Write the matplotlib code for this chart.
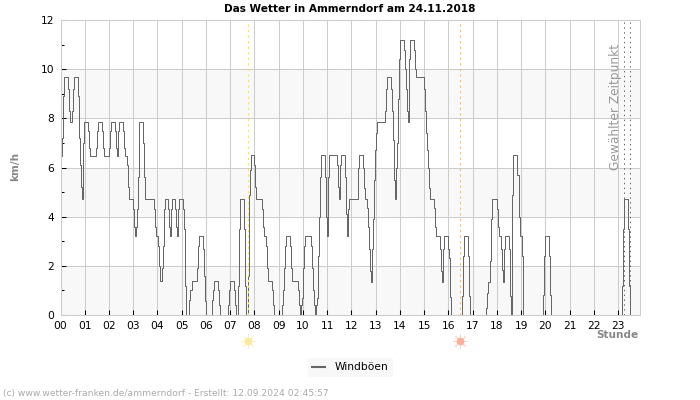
import matplotlib
matplotlib.use("Agg")
import matplotlib.pyplot as plt

title = "Das Wetter in Ammerndorf am 24.11.2018"
footer = "(c) www.wetter-franken.de/ammerndorf - Erstellt: 12.09.2024 02:45:57"
hour_labels = [f"{h:02d}" for h in range(24)]
y_major = [0, 2, 4, 6, 8, 10, 12]
y_minor = [1, 3, 5, 7, 9, 11]
bands = [(0, 2), (4, 6), (8, 10)]
sunrise = 7.744
sunset = 16.487
selected = [23.25, 23.5]

t = [0.03,0.076,0.117,0.159,0.324,0.365,0.406,0.489,0.53,0.571,0.736,0.777,0.818,0.86,0.90,0.915,0.942,0.983,
     1.148,1.19,1.23,1.465,1.52,1.56,1.726,1.767,1.81,2.014,2.056,2.097,2.262,2.30,2.344,2.386,2.427,2.592,2.633,2.674,
     2.757,2.798,2.84,3.004,3.045,3.087,3.128,3.17,3.21,3.23,3.25,3.416,3.458,3.50,3.856,3.90,3.94,4.02,4.06,
     4.09,4.17,4.21,4.25,4.28,4.32,4.42,4.46,4.50,4.54,4.58,4.735,4.78,4.82,4.86,4.90,5.065,5.09,5.134,5.175,
     5.31,5.354,5.41,5.643,5.684,5.725,5.89,5.93,5.97,6.014,6.26,6.30,6.344,6.51,6.55,6.59,6.92,6.96,7.0,7.17,7.21,7.25,
     7.33,7.375,7.416,7.58,7.62,7.66,7.72,7.76,7.80,7.84,8.0,8.035,8.08,
     8.32,8.36,8.405,8.49,8.53,8.57,8.735,8.776,8.82,9.147,9.19,9.23,9.27,9.31,9.477,9.52,9.56,9.807,9.85,9.89,
     9.93,9.97,10.01,10.054,10.096,10.343,10.384,10.426,10.467,10.51,10.55,10.59,10.63,10.67,10.714,10.755,10.92,10.96,
     11.0,11.016,11.085,11.415,11.456,11.5,11.51,11.58,11.745,11.786,11.83,11.87,11.91,
     12.254,12.28,12.32,12.488,12.53,12.57,12.65,12.694,12.735,12.776,12.82,12.86,12.9,12.94,12.98,13.024,13.065,
     13.395,13.436,13.477,13.64,13.684,13.725,13.766,13.807,13.85,13.89,13.93,13.97,14.01,14.18,14.22,14.26,14.3,14.343,
     14.36,14.385,14.426,14.59,14.63,14.67,15.0,15.044,15.085,15.127,15.168,15.21,15.25,15.415,15.457,15.5,15.663,15.704,
     15.745,15.79,15.83,15.99,16.03,16.06,16.09,16.57,16.61,16.653,16.82,16.86,16.9,
     17.56,17.6,17.64,17.725,17.766,17.807,18.013,18.055,18.096,18.18,18.22,18.26,18.3,18.34,18.51,18.55,18.59,18.62,18.63,
     18.674,18.84,18.894,18.935,19.018,19.06,19.087,19.91,19.95,19.993,20.158,20.2,20.24,
     23.17,23.21,23.25,23.416,23.457,23.5]
gust = [6.48,7.2,8.9,9.67,9.2,8.3,7.87,8.3,9.2,9.67,8.9,7.2,6.1,5.2,4.7,5.6,7.0,7.87,
        7.5,6.8,6.48,6.8,7.5,7.87,7.5,6.8,6.48,6.8,7.5,7.87,7.5,6.8,6.48,7.5,7.87,7.5,6.8,6.48,
        6.1,5.2,4.7,4.3,3.6,3.2,3.6,4.3,5.6,7.0,7.87,7.0,5.6,4.7,4.3,3.6,3.2,2.8,2.0,
        1.4,1.9,2.8,3.6,4.3,4.7,4.3,3.6,3.2,4.3,4.7,4.3,3.6,3.2,4.3,4.7,4.3,3.5,1.2,0,
        0.6,1.0,1.4,1.9,2.8,3.2,2.7,1.6,0.55,0,0.6,1.0,1.4,1.0,0.4,0,0.4,1.0,1.4,1.0,0.4,0,
        1.2,3.5,4.7,3.5,1.2,0,1.6,4.9,5.9,6.5,6.1,5.2,4.7,
        4.3,3.6,3.2,2.8,1.9,1.4,1.0,0.4,0,0.4,1.0,1.9,2.8,3.2,2.8,1.9,1.4,1.0,0.4,0,
        0.4,0.7,1.9,2.8,3.2,2.8,1.9,1.0,0.4,0,0.4,0.7,2.4,4.0,5.6,6.5,5.6,4.0,
        3.2,5.6,6.5,6.1,5.2,4.7,6.1,6.5,5.6,4.1,3.2,4.3,4.7,
        5.15,6.0,6.5,6.0,5.15,4.7,4.34,3.6,2.7,1.8,1.35,2.7,3.9,5.5,6.7,7.4,7.87,
        8.3,9.2,9.67,9.2,8.3,7.1,5.5,4.7,6.0,7.0,8.8,10.4,11.18,10.8,10.0,9.2,8.3,7.87,
        8.8,10.4,11.18,10.8,10.0,9.67,9.2,8.3,7.4,6.7,6.0,5.15,4.7,4.34,3.6,3.2,2.7,1.8,
        1.35,2.7,3.2,2.7,2.3,0.74,0,0.77,2.4,3.2,2.4,0.77,0,
        0.3,0.9,1.36,2.2,3.9,4.7,4.3,3.6,3.2,2.7,1.83,1.36,2.7,3.2,2.7,0.77,0,1.6,4.9,
        6.5,5.7,4.0,3.2,2.4,0.8,0,0.8,2.4,3.2,2.4,0.8,0,
        1.2,3.5,4.7,3.5,1.2,0]

fig = plt.figure(figsize=(7, 4), dpi=100, facecolor="white")
ax = fig.add_axes([60.5/700, 85/400, 579.8/700, 295/400])
ax.set_xlim(0, 23.91)
ax.set_ylim(0, 12)
ax.set_axisbelow(True)

for lo, hi in bands:
    ax.axhspan(lo, hi, facecolor="#f8f8f8", edgecolor="none", zorder=0)

ax.set_xticks(range(24))
ax.set_xticklabels(hour_labels)
ax.set_yticks(y_major)
ax.set_yticks(y_minor, minor=True)
ax.grid(True, which="major", color="#cccccc", lw=0.75, zorder=1)
ax.tick_params(axis="both", which="major", direction="in", length=3.8, width=0.75, color="black",
               labelsize=7.7, pad=4)
ax.tick_params(axis="y", which="minor", direction="in", length=2.2, width=0.75, color="black")
ax.tick_params(axis="y", which="major", pad=4.5)
for s in ax.spines.values():
    s.set_color("#cccccc")
    s.set_linewidth(0.75)
    s.set_zorder(5)

line, = ax.plot(t, gust, drawstyle="steps-post", color="#666666", lw=0.72, zorder=3, label="Windböen")

ax.axvline(sunrise, color="#f5ea3c", lw=0.8, ls=(0, (2, 3)), zorder=4)
ax.axvline(sunset, color="#fbbf55", lw=0.8, ls=(0, (2, 3)), zorder=4)
for x in selected:
    ax.axvline(x, color="#666666", lw=0.7, ls=(0, (1.5, 3.5)), zorder=4)

ax.text(23.17, 11.02, "Gewählter Zeitpunkt", rotation=90, fontsize=8.8, color="#999999",
        ha="right", va="top", zorder=4, clip_on=False)

tr = ax.get_xaxis_transform()
for x, c, r in [(sunrise, "#fbe89a", "#fdf2c4"), (sunset, "#fbb09a", "#fdd2c4")]:
    ax.plot([x], [-0.088], marker=(8, 2, 0), ms=10, mew=0.7, color=r, transform=tr, clip_on=False, ls="none")
    ax.plot([x], [-0.088], marker="o", ms=5.5, mew=0, color=c, transform=tr, clip_on=False, ls="none")

fig.text(350/700, 1 - 9/400, title, fontsize=7.6, fontweight="bold", ha="center", va="center", color="black")
fig.text(15/700, 1 - 166/400, "km/h", fontsize=7.6, fontweight="bold", rotation=90, ha="center", va="center", color="#888888")
fig.text(638.5/700, 1 - 334.5/400, "Stunde", fontsize=7.6, fontweight="bold", ha="right", va="center", color="#888888")
fig.text(3/700, 1 - 393.5/400, footer, fontsize=6.55, ha="left", va="center", color="#aaaaaa")

leg = fig.legend(handles=[line], loc="center", bbox_to_anchor=(350.5/700, 1 - 367.5/400),
                 fontsize=7.7, frameon=True, facecolor="#f8f8f8", edgecolor="none", fancybox=False,
                 framealpha=1, handlelength=1.2, handletextpad=0.9, borderpad=0.4)
leg.get_lines()[0].set_linewidth(1.5)
leg.get_lines()[0].set_drawstyle("default")

fig.savefig("out.png", dpi=100, facecolor="white")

────────

Pictures stay out. Repeat only the lines from the beginning of the data through the line that has "import matplotlib.pyplot as plt".

Write the matplotlib code for this chart.
import matplotlib
matplotlib.use("Agg")
import matplotlib.pyplot as plt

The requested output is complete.